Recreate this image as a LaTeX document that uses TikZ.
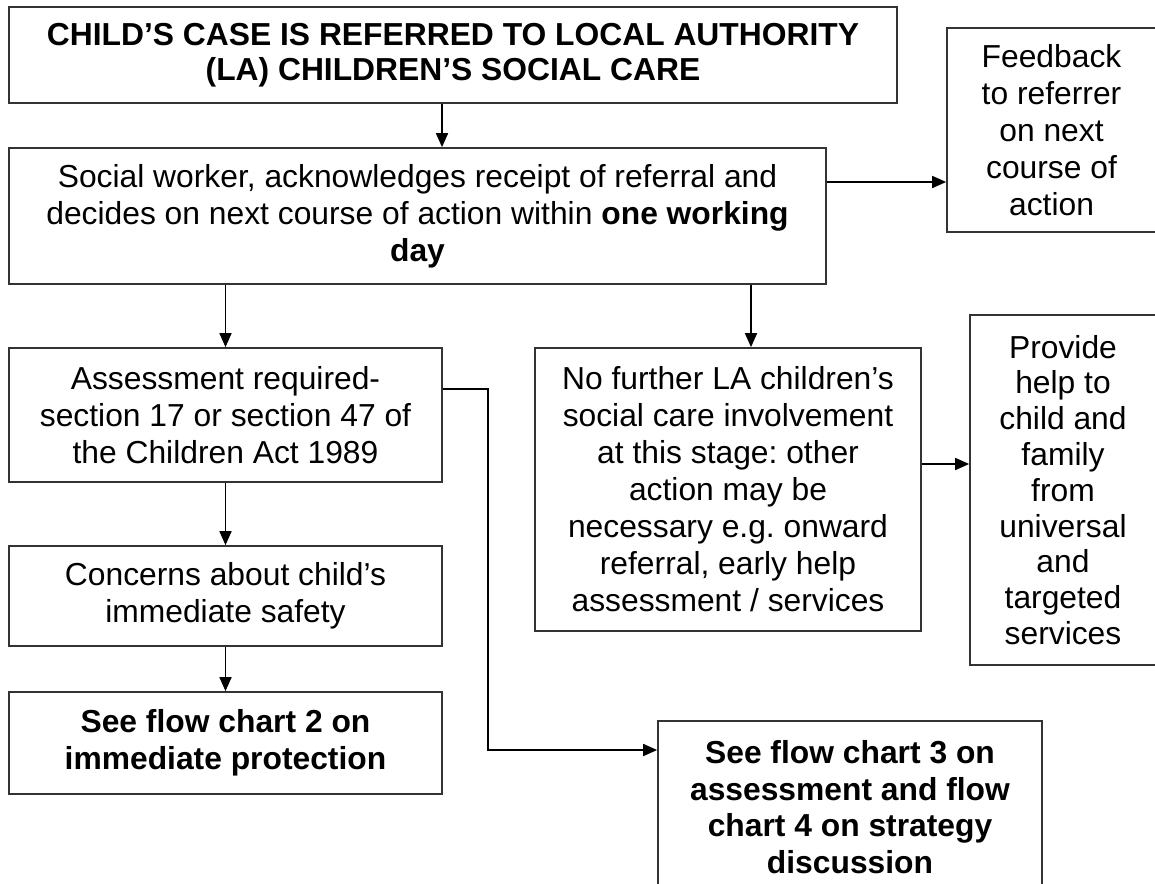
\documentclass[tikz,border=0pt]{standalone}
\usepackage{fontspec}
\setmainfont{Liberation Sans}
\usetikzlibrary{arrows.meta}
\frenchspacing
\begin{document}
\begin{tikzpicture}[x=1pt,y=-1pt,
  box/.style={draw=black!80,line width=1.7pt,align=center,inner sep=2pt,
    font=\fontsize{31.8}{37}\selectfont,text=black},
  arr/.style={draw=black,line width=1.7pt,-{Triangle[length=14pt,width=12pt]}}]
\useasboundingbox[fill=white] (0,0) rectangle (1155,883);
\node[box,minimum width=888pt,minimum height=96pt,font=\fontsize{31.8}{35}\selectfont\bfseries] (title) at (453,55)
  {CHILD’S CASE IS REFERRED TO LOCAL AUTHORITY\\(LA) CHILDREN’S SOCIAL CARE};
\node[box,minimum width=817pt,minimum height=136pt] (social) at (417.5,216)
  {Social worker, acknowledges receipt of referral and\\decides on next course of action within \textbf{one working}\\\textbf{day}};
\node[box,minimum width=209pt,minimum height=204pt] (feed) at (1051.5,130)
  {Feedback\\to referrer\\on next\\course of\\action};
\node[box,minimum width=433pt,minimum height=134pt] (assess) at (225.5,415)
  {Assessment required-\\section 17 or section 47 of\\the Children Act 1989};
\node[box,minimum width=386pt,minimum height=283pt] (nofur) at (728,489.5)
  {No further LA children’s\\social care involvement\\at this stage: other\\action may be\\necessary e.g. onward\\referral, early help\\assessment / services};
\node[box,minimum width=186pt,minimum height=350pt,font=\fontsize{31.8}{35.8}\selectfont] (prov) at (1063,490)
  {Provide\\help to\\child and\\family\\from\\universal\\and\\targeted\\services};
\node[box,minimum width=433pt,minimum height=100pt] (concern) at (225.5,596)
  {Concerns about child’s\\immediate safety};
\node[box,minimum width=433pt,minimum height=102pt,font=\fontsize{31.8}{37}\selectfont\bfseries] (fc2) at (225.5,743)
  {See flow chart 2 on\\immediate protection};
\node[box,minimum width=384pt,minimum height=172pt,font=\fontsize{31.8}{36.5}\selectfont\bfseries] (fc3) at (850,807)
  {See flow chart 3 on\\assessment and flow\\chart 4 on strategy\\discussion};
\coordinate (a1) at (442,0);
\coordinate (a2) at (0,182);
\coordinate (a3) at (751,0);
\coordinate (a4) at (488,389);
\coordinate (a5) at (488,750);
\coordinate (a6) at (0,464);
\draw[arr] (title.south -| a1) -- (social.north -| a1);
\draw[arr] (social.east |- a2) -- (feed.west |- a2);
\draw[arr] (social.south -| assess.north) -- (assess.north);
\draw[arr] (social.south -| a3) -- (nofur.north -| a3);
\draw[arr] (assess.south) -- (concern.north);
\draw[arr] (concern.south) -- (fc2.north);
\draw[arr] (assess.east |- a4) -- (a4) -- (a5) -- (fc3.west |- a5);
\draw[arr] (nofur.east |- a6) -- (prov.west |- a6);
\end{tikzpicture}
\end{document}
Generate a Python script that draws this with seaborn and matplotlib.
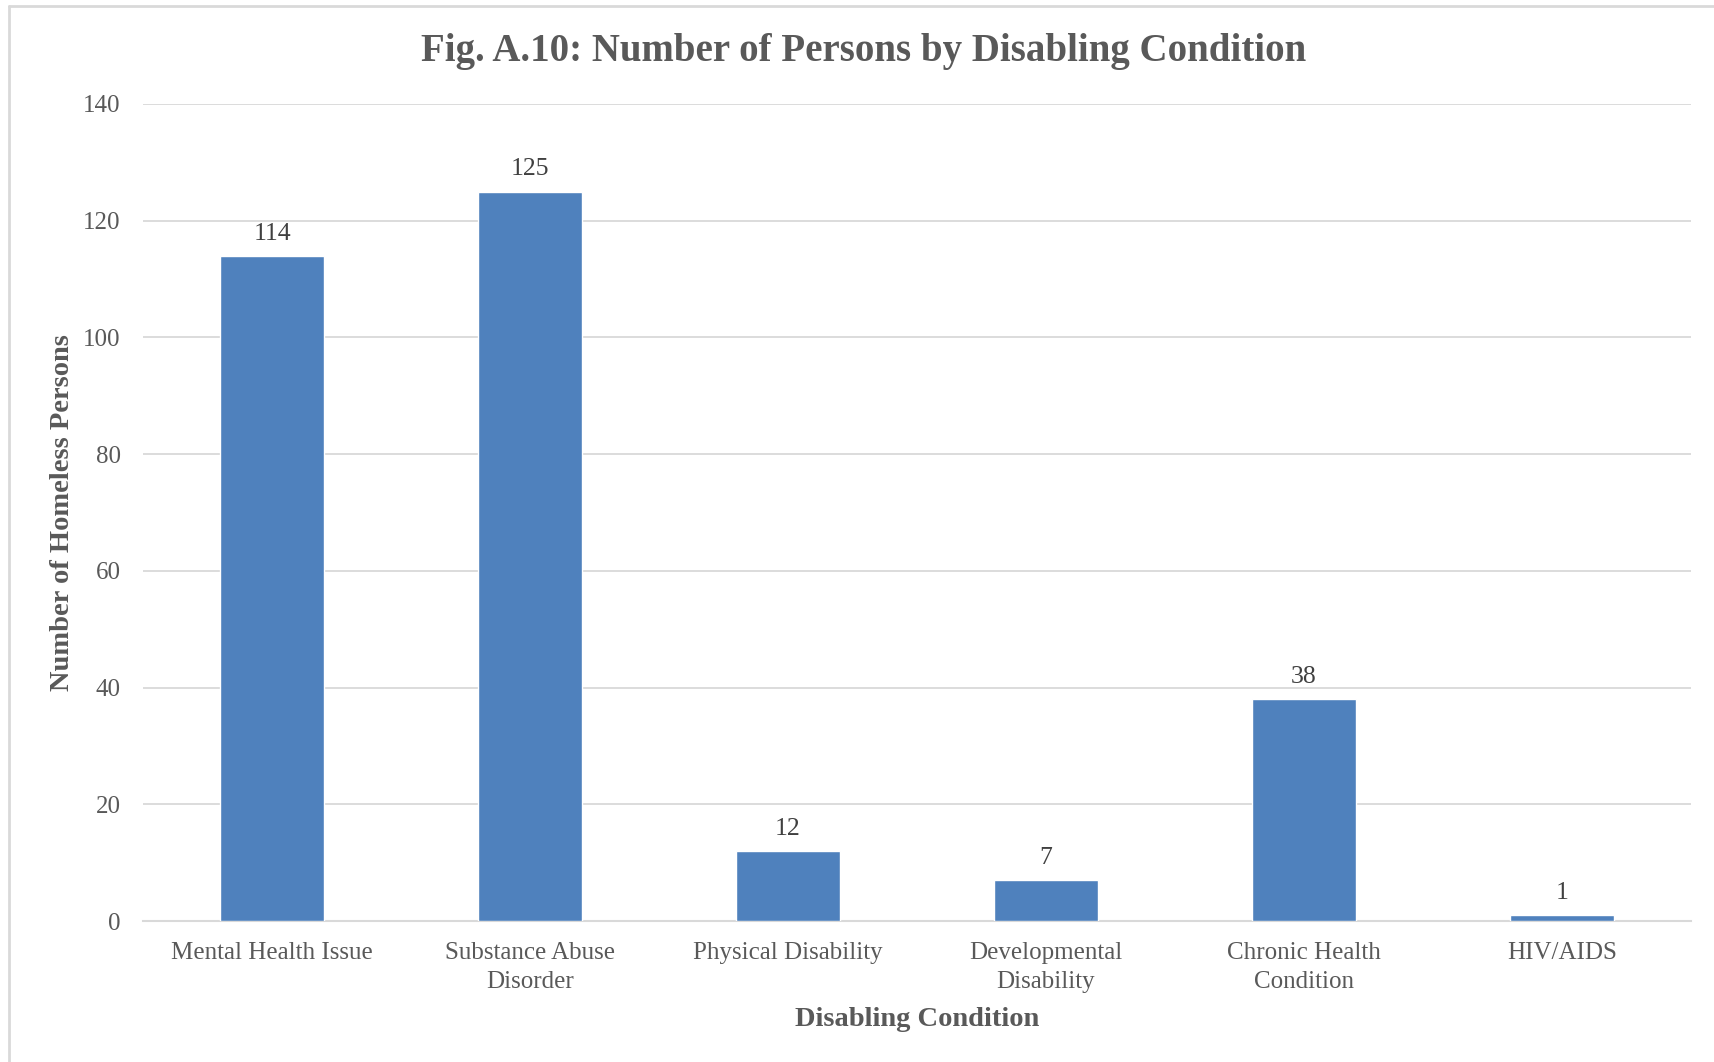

⁂

§ TASK REQUIREMENTS
Your task is to gather every line with the word "that" and copy it.

§ PROBLEM SOLUTION
Recreate this image as a LaTeX document that uses TikZ.
Generate a Python script that draws this with seaborn and matplotlib.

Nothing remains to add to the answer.